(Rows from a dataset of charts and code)

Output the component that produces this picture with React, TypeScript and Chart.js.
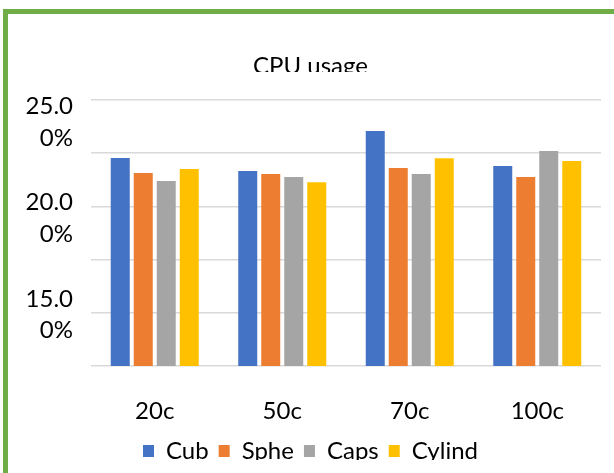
import React, { useEffect, useRef } from 'react';
import { Chart, registerables } from 'chart.js';

Chart.register(...registerables);

// ---- data ----
const TITLE = 'CPU usage';
const CATEGORIES = ['20c', '50c', '70c', '100c'];
const SERIES_NAMES = ['Cub', 'Sphe', 'Caps', 'Cylind'];
const CUB = [22.27, 21.66, 23.54, 21.9];
const SPHE = [21.57, 21.52, 21.8, 21.38];
const CAPS = [21.19, 21.38, 21.52, 22.6];
const CYLIND = [21.76, 21.13, 22.26, 22.13];
const SERIES_VALUES = [CUB, SPHE, CAPS, CYLIND];
const COLORS = ['#4472C4', '#ED7D31', '#A5A5A5', '#FFC000'];

const Y_MIN = 12.5;
const Y_MAX = 25;
const Y_STEP = 2.5;
// labelled ticks (drawn on a label-only axis, as in the original where the labels sit below their gridlines)
const Y_LABEL_VALUES = [15, 20, 25];
const LABEL_AXIS_MIN = 12.32;
const LABEL_AXIS_MAX = 26.17;

const FONT_FAMILY = 'Lato, "Liberation Sans", sans-serif';
const FONT_SIZE = 24;
const TEXT_COLOR = '#000000';
const GRID_COLOR = '#D9D9D9';
const FRAME_COLOR = '#70AD47';

Chart.defaults.font.family = FONT_FAMILY;

const framePlugin = {
  id: 'frame',
  beforeDraw(chart: any) {
    const { ctx, width, height } = chart;
    ctx.save();
    ctx.fillStyle = FRAME_COLOR;
    ctx.fillRect(3, 9, 5, height - 9);
    ctx.fillRect(3, 9, width - 3, 5);
    ctx.restore();
  },
  afterDraw(chart: any) {
    // the original chart crops the title and legend text at their baselines
    const { ctx, width, height } = chart;
    ctx.save();
    ctx.fillStyle = '#ffffff';
    ctx.fillRect(8, 72, width - 8, 22);
    ctx.fillRect(8, 460, width - 8, height - 460);
    ctx.restore();
  },
};

function formatWrapped(v: number) {
  const s = v.toFixed(2) + '%';
  return [s.slice(0, 4), s.slice(4)];
}

export default function App() {
  const canvasRef = useRef<HTMLCanvasElement | null>(null);

  useEffect(() => {
    if (!canvasRef.current) return;
    const chart = new Chart(canvasRef.current, {
      type: 'bar',
      data: {
        labels: CATEGORIES,
        datasets: SERIES_NAMES.map((name, i) => ({
          label: name,
          data: SERIES_VALUES[i],
          backgroundColor: COLORS[i],
          borderWidth: 0,
          categoryPercentage: 0.7216,
          barPercentage: 0.826,
          yAxisID: 'y',
        })),
      },
      options: {
        responsive: false,
        animation: false,
        layout: { padding: { left: 20, right: 13, top: 0, bottom: 0 } },
        plugins: {
          title: {
            display: true,
            text: TITLE,
            color: TEXT_COLOR,
            font: { size: FONT_SIZE, weight: 'normal', lineHeight: 1.2 },
            padding: { top: 52.1, bottom: 19.1 },
          },
          legend: {
            position: 'bottom',
            labels: {
              boxWidth: 11,
              boxHeight: 12,
              padding: 10,
              color: TEXT_COLOR,
              font: { size: FONT_SIZE },
            },
          },
          tooltip: { enabled: false },
        },
        scales: {
          x: {
            grid: { display: false },
            border: { display: false },
            ticks: { color: TEXT_COLOR, font: { size: FONT_SIZE }, padding: 23 },
            afterFit: (s: any) => {
              s.height = 63;
            },
          },
          y: {
            position: 'left',
            weight: 0,
            min: Y_MIN,
            max: Y_MAX,
            ticks: { display: false, stepSize: Y_STEP },
            grid: { color: GRID_COLOR, lineWidth: 1.5, drawTicks: false },
            border: { display: false },
            afterFit: (s: any) => {
              s.width = 0;
            },
          },
          yl: {
            type: 'linear',
            axis: 'y',
            position: 'left',
            weight: 1,
            min: LABEL_AXIS_MIN,
            max: LABEL_AXIS_MAX,
            grid: { display: false, drawTicks: false },
            border: { display: false },
            afterBuildTicks: (s: any) => {
              s.ticks = Y_LABEL_VALUES.map((v) => ({ value: v }));
            },
            ticks: {
              color: TEXT_COLOR,
              font: { size: FONT_SIZE, lineHeight: 1.3125 },
              padding: 18,
              callback: (v: any) => formatWrapped(Number(v)),
            },
            afterFit: (s: any) => {
              s.width = 71;
            },
          },
        } as any,
      },
      plugins: [framePlugin],
    } as any);
    return () => chart.destroy();
  }, []);

  return (
    <div style={{ position: 'absolute', left: 0, top: 0, width: 614, height: 473, background: '#fff' }}>
      <canvas ref={canvasRef} width={614} height={473} style={{ display: 'block' }} />
    </div>
  );
}
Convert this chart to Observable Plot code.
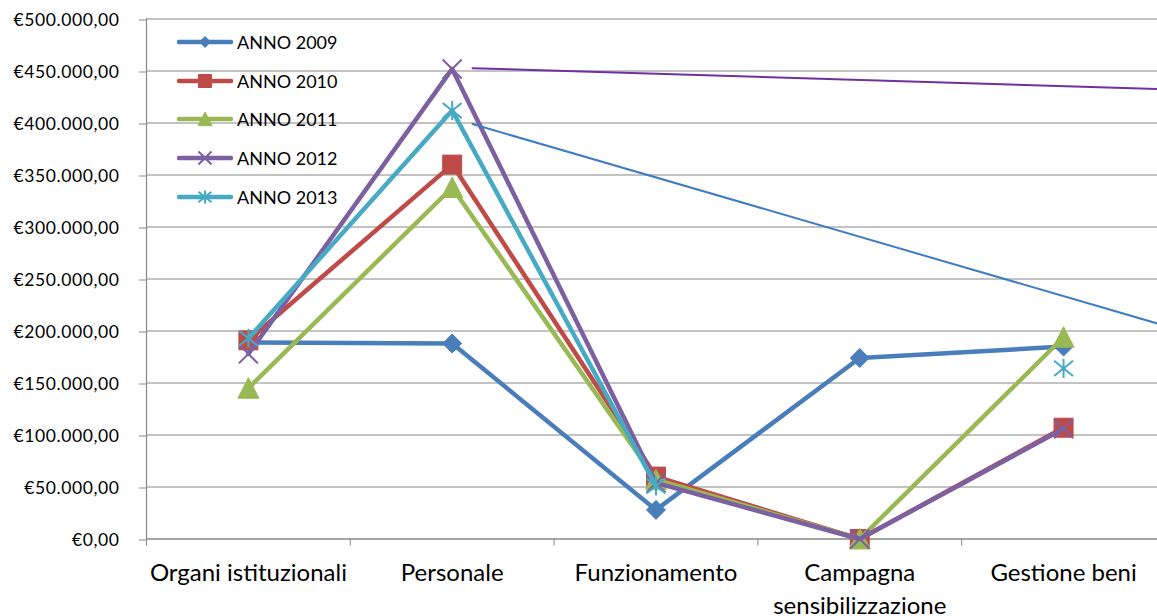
<!DOCTYPE html>
<html>
<head>
<meta charset="utf-8">
<script src="https://cdn.jsdelivr.net/npm/d3@7"></script>
<script src="https://cdn.jsdelivr.net/npm/@observablehq/plot@0.6"></script>
<style>
  body { margin: 0; background: #fff; }
  #chart { position: relative; width: 1157px; height: 616px; overflow: hidden; background: #fff; }
  #legend { position: absolute; left: 177px; top: 0; font-family: Lato, sans-serif; font-size: 18px; color: #000; }
  .item { position: absolute; left: 0; height: 24px; display: flex; align-items: center; white-space: nowrap; }
  .item svg { display: block; margin-right: 3px; }
  g[aria-label="y-axis tick label"] text { letter-spacing: 0.6px; }
</style>
</head>
<body>
<div id="chart"><div id="legend"></div></div>
<script>
// ---------- data ----------
const categories = ["Organi istituzionali", "Personale", "Funzionamento", "Campagna\nsensibilizzazione", "Gestione beni"];
const years = ["ANNO 2009", "ANNO 2010", "ANNO 2011", "ANNO 2012", "ANNO 2013"];
const values2009 = [189000, 188000, 28000, 174000, 185000];
const values2010 = [191000, 360000, 60000, 0, 107000];
const values2011 = [145000, 338000, 57000, 0, 194000];
const values2012 = [178000, 452000, 54000, 0, 106000];
const values2013 = [193000, 412000, 51000, null, 164000];
const yTicks = [0, 50000, 100000, 150000, 200000, 250000, 300000, 350000, 400000, 450000, 500000];
const categoryBounds = [-0.5, 0.5, 1.5, 2.5, 3.5];
// two thin straight lines drawn over the chart (start/end in category index, value)
const thinPurpleX = [1.10, 4.461];
const thinPurpleY = [452700, 432600];
const thinBlueX = [1.10, 4.461];
const thinBlueY = [399000, 207200];

// ---------- styles ----------
const colors = ["#4A7EBB", "#BE4B48", "#98B954", "#7D60A0", "#46AAC5"];
const thinColors = ["#7030A0", "#3F7CC4"];
const gridColor = "#878787";

// custom marker symbols: half-extent = r
const half = size => Math.sqrt(size / Math.PI);
const symDiamond = {draw(c, s) { const r = half(s); c.moveTo(0, -r); c.lineTo(r, 0); c.lineTo(0, r); c.lineTo(-r, 0); c.closePath(); }};
const symSquare = {draw(c, s) { const r = half(s); c.rect(-r, -r, 2 * r, 2 * r); }};
const symTriangle = {draw(c, s) { const r = half(s); c.moveTo(0, -r); c.lineTo(r, r * 0.95); c.lineTo(-r, r * 0.95); c.closePath(); }};
const symTimes = {draw(c, s) { const r = half(s); c.moveTo(-r, -r); c.lineTo(r, r); c.moveTo(-r, r); c.lineTo(r, -r); }};
const symStar = {draw(c, s) { const r = half(s); c.moveTo(-r, -r * 0.8); c.lineTo(r, r * 0.8); c.moveTo(-r, r * 0.8); c.lineTo(r, -r * 0.8); c.moveTo(0, -r); c.lineTo(0, r); }};

const markers = [
  {sym: symDiamond, r: 9.5, filled: true, lr: 5.5},
  {sym: symSquare, r: 9.5, filled: true, lr: 6.5},
  {sym: symTriangle, r: 10.5, filled: true, lr: 7},
  {sym: symTimes, r: 9.5, filled: false, lr: 6.5},
  {sym: symStar, r: 9.5, filled: false, lr: 6.5}
];

const seriesValues = [values2009, values2010, values2011, values2012, values2013];
const series = seriesValues.map((vals, s) => vals.map((v, i) => ({i, v, s})));

const itLocale = d3.formatLocale({decimal: ",", thousands: ".", grouping: [3], currency: ["€", ""]});
const fmtEuro = itLocale.format("$,.2f");

const marks = [
  Plot.gridY({ticks: yTicks, stroke: gridColor, strokeOpacity: 1, strokeWidth: 1.2}),
  Plot.ruleX([-0.5], {stroke: gridColor, strokeWidth: 1.2}),
  Plot.ruleY([0], {stroke: gridColor, strokeWidth: 1.2}),
  Plot.axisY({ticks: yTicks, tickFormat: fmtEuro, tickSize: 7, tickPadding: 20, fontSize: 17.5, fontFamily: "Lato", stroke: gridColor, fill: "#000", dy: 1}),
  Plot.axisX({ticks: categoryBounds, tickFormat: () => "", tickSize: 7, stroke: gridColor}),
  Plot.text(categories, {x: (d, i) => i, text: d => d, frameAnchor: "bottom", lineAnchor: "top", dy: 18.5, fontSize: 24, fontFamily: "Lato", lineHeight: 1.38, fill: "#000"})
];

series.forEach((data, s) => {
  const m = markers[s];
  marks.push(Plot.line(data, {x: "i", y: "v", stroke: colors[s], strokeWidth: 4.5, strokeLinejoin: "round", strokeLinecap: "round"}));
  marks.push(Plot.dot(data, {
    x: "i", y: "v", symbol: m.sym, r: m.r,
    fill: m.filled ? colors[s] : "none",
    stroke: colors[s], strokeWidth: m.filled ? 1 : 2
  }));
});

marks.push(Plot.line(thinPurpleX.map((x, k) => ({x, y: thinPurpleY[k]})), {x: "x", y: "y", stroke: thinColors[0], strokeWidth: 2}));
marks.push(Plot.line(thinBlueX.map((x, k) => ({x, y: thinBlueY[k]})), {x: "x", y: "y", stroke: thinColors[1], strokeWidth: 2}));

const chart = Plot.plot({
  width: 1157,
  height: 616,
  marginLeft: 146,
  marginRight: 0,
  marginTop: 18.5,
  marginBottom: 77.5,
  x: {type: "linear", domain: [-0.5, 4.461], axis: null},
  y: {domain: [0, 500000], axis: null},
  style: {fontFamily: "Lato", background: "white", color: "black", overflow: "visible"},
  marks
});
document.getElementById("chart").prepend(chart);

// ---------- legend ----------
const legend = d3.select("#legend");
years.forEach((label, s) => {
  const m = markers[s];
  const item = legend.append("div").attr("class", "item").style("top", (42 + s * 38.7 - 12) + "px");
  const svg = item.append("svg").attr("width", 57).attr("height", 24);
  svg.append("line").attr("x1", 2).attr("x2", 54).attr("y1", 12).attr("y2", 12)
    .attr("stroke", colors[s]).attr("stroke-width", 4.5).attr("stroke-linecap", "round");
  svg.append("path")
    .attr("transform", "translate(28,12)")
    .attr("d", d3.symbol().type(m.sym).size(Math.PI * m.lr * m.lr)())
    .attr("fill", m.filled ? colors[s] : "none")
    .attr("stroke", colors[s]).attr("stroke-width", m.filled ? 1 : 2);
  item.append("span").text(label);
});
</script>
</body>
</html>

Exercise instructions: Transcribe exactly, with no pictures, the lines running from the first line of the material through the line holding "Chart.defaults.font.family = FONT_FAMILY;".

Full response:
Output the component that produces this picture with React, TypeScript and Chart.js.
import React, { useEffect, useRef } from 'react';
import { Chart, registerables } from 'chart.js';

Chart.register(...registerables);

// ---- data ----
const TITLE = 'CPU usage';
const CATEGORIES = ['20c', '50c', '70c', '100c'];
const SERIES_NAMES = ['Cub', 'Sphe', 'Caps', 'Cylind'];
const CUB = [22.27, 21.66, 23.54, 21.9];
const SPHE = [21.57, 21.52, 21.8, 21.38];
const CAPS = [21.19, 21.38, 21.52, 22.6];
const CYLIND = [21.76, 21.13, 22.26, 22.13];
const SERIES_VALUES = [CUB, SPHE, CAPS, CYLIND];
const COLORS = ['#4472C4', '#ED7D31', '#A5A5A5', '#FFC000'];

const Y_MIN = 12.5;
const Y_MAX = 25;
const Y_STEP = 2.5;
// labelled ticks (drawn on a label-only axis, as in the original where the labels sit below their gridlines)
const Y_LABEL_VALUES = [15, 20, 25];
const LABEL_AXIS_MIN = 12.32;
const LABEL_AXIS_MAX = 26.17;

const FONT_FAMILY = 'Lato, "Liberation Sans", sans-serif';
const FONT_SIZE = 24;
const TEXT_COLOR = '#000000';
const GRID_COLOR = '#D9D9D9';
const FRAME_COLOR = '#70AD47';

Chart.defaults.font.family = FONT_FAMILY;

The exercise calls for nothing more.